REITs and the CMBS market continue to show strong indicators of growth nearing the end of 2014. In addition, multifamily housing developments are on the rise in the senior housing sector.

According to industry experts from Alberto & Associates, multifamily housing developers may be the future of senior housing. In recent years, there has been increased demand for urbanizing living communities in the senior housing sector through the offerings of nearby retail establishments, restaurants, parks, localized health care, and other entertainment options. “This is where the market is moving, especially on the senior living side, because the typical senior in the next 10-15 years is going to want to have more of a town or cityscape lifestyle,” said Angelo Alberto, principal of Alberto & Associates.

Despite historically low mortgage rates, new home sales in October proved to fall below industry forecasts. Factors such as strict lending rules, slow wage growth, and unemployment are said to have contributed to the slow month in sales. However, industry experts remain hopeful of a continuous recovery from the housing market. “The underlying drivers of demand, which are population growth, job growth, affordability, household formations are strong arguments for that growth to continue,” said Brent Anderson, vice president at Meritage Homes Corp.

November was a modest month for REITs as FTSE NAREIT All REITs Index reported a total return of 2.3 percent compared to a 2.7 percent return for the S&P 500 Index. Given that October was a strong month for REITs, experts agree that November’s modest performance is unsurprising and will not negatively impact future forecasts. “If we can stay in this middle ground that we’ve been in the past couple of years…we’re optimistic that REITs are going to continue to outperform the overall market,” said Ryan Meliker, senior analyst at MLV & Co.
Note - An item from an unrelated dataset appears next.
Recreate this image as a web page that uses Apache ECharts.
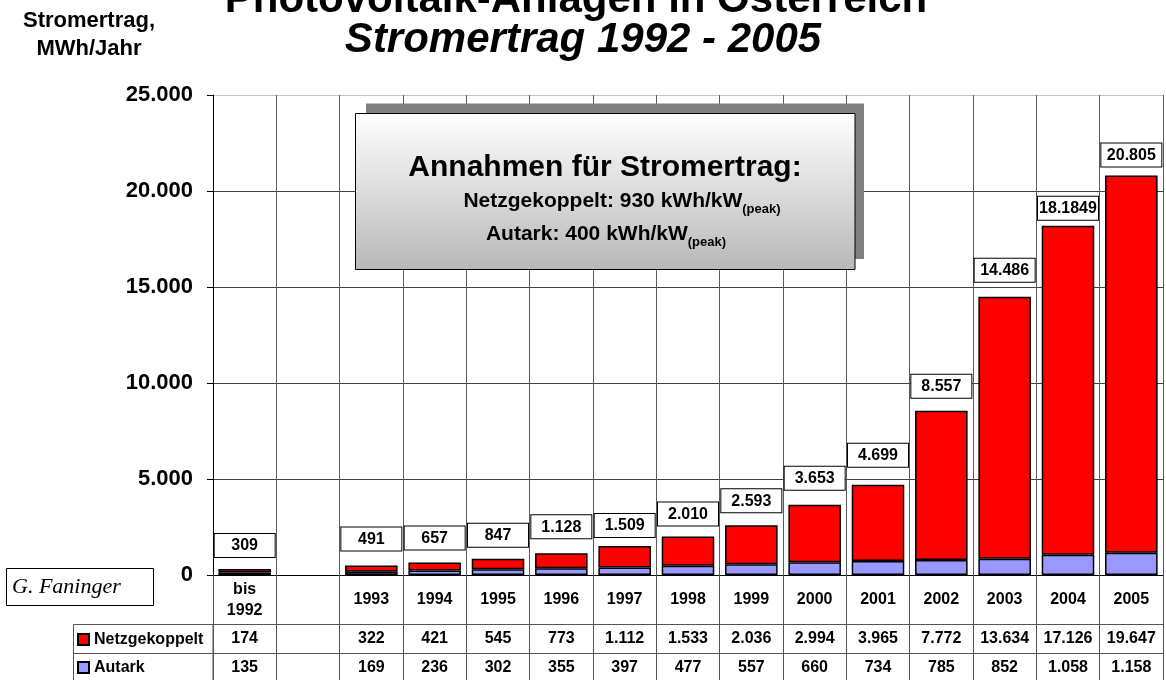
<!DOCTYPE html>
<html>
<head>
<meta charset="utf-8">
<script src="https://cdn.jsdelivr.net/npm/echarts@6/dist/echarts.min.js"></script>
<style>
  html, body { margin: 0; padding: 0; background: #ffffff; }
  #chart { width: 1166px; height: 680px; }
</style>
</head>
<body>
<div id="chart"></div>
<script>
// Photovoltaic yield in Austria, MWh per year, split by grid-connected and stand-alone systems
const categories = ['bis\n1992', '', '1993', '1994', '1995', '1996', '1997', '1998', '1999', '2000', '2001', '2002', '2003', '2004', '2005'];
const netzgekoppelt = [174, null, 322, 421, 545, 773, 1112, 1533, 2036, 2994, 3965, 7772, 13634, 17126, 19647];
const autark = [135, null, 169, 236, 302, 355, 397, 477, 557, 660, 734, 785, 852, 1058, 1158];
const totalLabels = ['309', '', '491', '657', '847', '1.128', '1.509', '2.010', '2.593', '3.653', '4.699', '8.557', '14.486', '18.1849', '20.805'];
const yMin = 0, yMax = 25000, yStep = 5000;

// spacing (px) between each boxed total and the top of its bar
const labelGap = [12, 0, 15, 13, 12, 15, 9, 11, 13, 15, 18, 13, 15, 6, 9];

const FONT = '"Liberation Sans", Arial, Helvetica, sans-serif';

function fmt(v) {
  if (v === null || v === undefined) return '';
  return String(v).replace(/\B(?=(\d{3})+(?!\d))/g, '.');
}

const boldText = { fontFamily: FONT, fontWeight: 'bold', color: '#000' };

const chart = echarts.init(document.getElementById('chart'), null, { renderer: 'canvas' });

const tableAxis = (offset, values, tickLen, margin) => ({
  type: 'category',
  data: categories,
  position: 'bottom',
  offset: offset,
  boundaryGap: true,
  axisLine: { show: true, lineStyle: { color: '#555', width: 1 } },
  axisTick: { show: true, interval: 0, length: tickLen, lineStyle: { color: '#555', width: 1 } },
  axisLabel: {
    interval: 0, margin: margin, verticalAlign: 'middle',
    fontSize: 16, ...boldText,
    formatter: (v, i) => fmt(values[i])
  },
  splitLine: { show: false }
});

const subStyle = { fontSize: 13, fontWeight: 'bold', fontFamily: FONT, fill: '#000', lineHeight: 13, verticalAlign: 'bottom' };

const option = {
  animation: false,
  backgroundColor: '#ffffff',
  title: [
    {
      text: 'Photovoltaik-Anlagen in Österreich',
      left: 576, top: -21, textAlign: 'center', padding: 0,
      textStyle: { fontSize: 42, lineHeight: 42, ...boldText }
    },
    {
      text: 'Stromertrag 1992 - 2005',
      left: 583, top: 19, textAlign: 'center', padding: 0,
      textStyle: { fontSize: 42, lineHeight: 42, fontStyle: 'italic', ...boldText }
    },
    {
      text: 'Stromertrag,\nMWh/Jahr',
      left: 89, top: 7, textAlign: 'center', padding: 0,
      textStyle: { fontSize: 22, lineHeight: 28, ...boldText }
    }
  ],
  legend: [
    {
      data: ['Netzgekoppelt'], left: 77, top: 630.5, padding: 0, icon: 'rect',
      itemWidth: 11, itemHeight: 11, selectedMode: false,
      textStyle: { fontSize: 16, lineHeight: 18, ...boldText }
    },
    {
      data: ['Autark'], left: 77, top: 658.5, padding: 0, icon: 'rect',
      itemWidth: 11, itemHeight: 11, selectedMode: false,
      textStyle: { fontSize: 16, lineHeight: 18, ...boldText }
    }
  ],
  grid: { left: 213, right: 3, top: 95, bottom: 105, containLabel: false, outerBoundsMode: 'none' },
  xAxis: [
    {
      type: 'category',
      data: categories,
      position: 'bottom',
      boundaryGap: true,
      axisLine: { show: true, lineStyle: { color: '#000', width: 1 } },
      axisTick: { show: true, interval: 0, length: 49, lineStyle: { color: '#555', width: 1 } },
      axisLabel: {
        interval: 0, margin: 25, verticalAlign: 'middle',
        fontSize: 16, lineHeight: 21, ...boldText
      },
      splitLine: { show: true, interval: 0, lineStyle: { color: '#5a5a5a', width: 1 } }
    },
    tableAxis(49, netzgekoppelt, 29, 15),
    tableAxis(78, autark, 30, 15)
  ],
  yAxis: {
    type: 'value',
    min: yMin, max: yMax, interval: yStep,
    axisLine: { show: true, lineStyle: { color: '#000', width: 1 } },
    axisTick: { show: true, length: 6, lineStyle: { color: '#000' } },
    axisLabel: { formatter: fmt, margin: 20, fontSize: 22, ...boldText },
    splitLine: {
      show: true,
      lineStyle: { color: ['#404040', '#404040', '#404040', '#404040', '#404040', '#c4c4c4'], width: 1 }
    }
  },
  series: [
    {
      name: 'Autark',
      type: 'bar',
      stack: 'ertrag',
      barWidth: '83%',
      data: autark,
      itemStyle: { color: '#9999ff', borderColor: '#000', borderWidth: 1.5 }
    },
    {
      name: 'Netzgekoppelt',
      type: 'bar',
      stack: 'ertrag',
      barWidth: '83%',
      data: netzgekoppelt.map((v, i) => ({ value: v, label: { distance: labelGap[i] } })),
      itemStyle: { color: '#ff0000', borderColor: '#000', borderWidth: 1.5 },
      label: {
        show: true,
        position: 'top',
        formatter: p => totalLabels[p.dataIndex],
        fontSize: 16, lineHeight: 18, ...boldText,
        backgroundColor: '#ffffff',
        borderColor: '#000', borderWidth: 1,
        width: 48, align: 'center',
        padding: [3, 6, 2, 6]
      }
    }
  ],
  graphic: [
    // assumptions box with drop shadow
    {
      type: 'rect', z: 20,
      shape: { x: 366, y: 103.5, width: 498, height: 155.5 },
      style: { fill: '#808080' }
    },
    {
      type: 'rect', z: 21,
      shape: { x: 355.5, y: 113.5, width: 499.5, height: 156 },
      style: {
        fill: new echarts.graphic.LinearGradient(0, 0, 0, 1, [
          { offset: 0, color: '#ffffff' },
          { offset: 1, color: '#b8b8b8' }
        ]),
        stroke: '#000', lineWidth: 1
      }
    },
    {
      type: 'text', z: 22, x: 605, y: 168,
      style: {
        text: 'Annahmen für Stromertrag:',
        fontSize: 30, fontWeight: 'bold', fontFamily: FONT, fill: '#000',
        align: 'center', verticalAlign: 'middle'
      }
    },
    {
      type: 'text', z: 22, x: 622, y: 201,
      style: {
        text: 'Netzgekoppelt: 930 kWh/kW{sub|(peak)}',
        fontSize: 21, fontWeight: 'bold', fontFamily: FONT, fill: '#000', lineHeight: 30,
        align: 'center', verticalAlign: 'middle',
        rich: { sub: subStyle }
      }
    },
    {
      type: 'text', z: 22, x: 606, y: 234,
      style: {
        text: 'Autark: 400 kWh/kW{sub|(peak)}',
        fontSize: 21, fontWeight: 'bold', fontFamily: FONT, fill: '#000', lineHeight: 30,
        align: 'center', verticalAlign: 'middle',
        rich: { sub: subStyle }
      }
    },
    // author tag
    {
      type: 'rect', z: 20,
      shape: { x: 6.5, y: 568.5, width: 147, height: 37 },
      style: { fill: '#ffffff', stroke: '#000', lineWidth: 1 }
    },
    {
      type: 'text', z: 21, x: 12, y: 587,
      style: {
        text: 'G. Faninger',
        fontSize: 22, fontStyle: 'italic', fontFamily: '"Liberation Serif", "DejaVu Serif", serif', fill: '#000',
        align: 'left', verticalAlign: 'middle'
      }
    },
    // left frame of the data table around the legend keys
    {
      type: 'rect', z: 5,
      shape: { x: 73.5, y: 624.5, width: 139.5, height: 62 },
      style: { fill: 'none', stroke: '#555', lineWidth: 1 }
    },
    {
      type: 'line', z: 5,
      shape: { x1: 73.5, y1: 653.5, x2: 213, y2: 653.5 },
      style: { stroke: '#555', lineWidth: 1 }
    }
  ]
};

chart.setOption(option);
</script>
</body>
</html>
In the last month, commercial mortgage backed securities (CMBS) delinquency rates have fallen to 5.8 percent, leaving industry experts to believe that the CMBS market will end 2014 on a strong note. Several factors such as interest rate concerns, lending standards, and the maturation of upcoming CMBS loans contributed to this year’s results and experts look towards 2015 for continuing growth in the market. “The CMBS market is heading into year-end with a lot of momentum. Increased volume, falling delinquency levels, a drop in the Treasury 10-year note yield and lower energy costs have produced a scenario in which “the wind is fully at the market’s back,” said Manus Clancy from Trepp, LLC.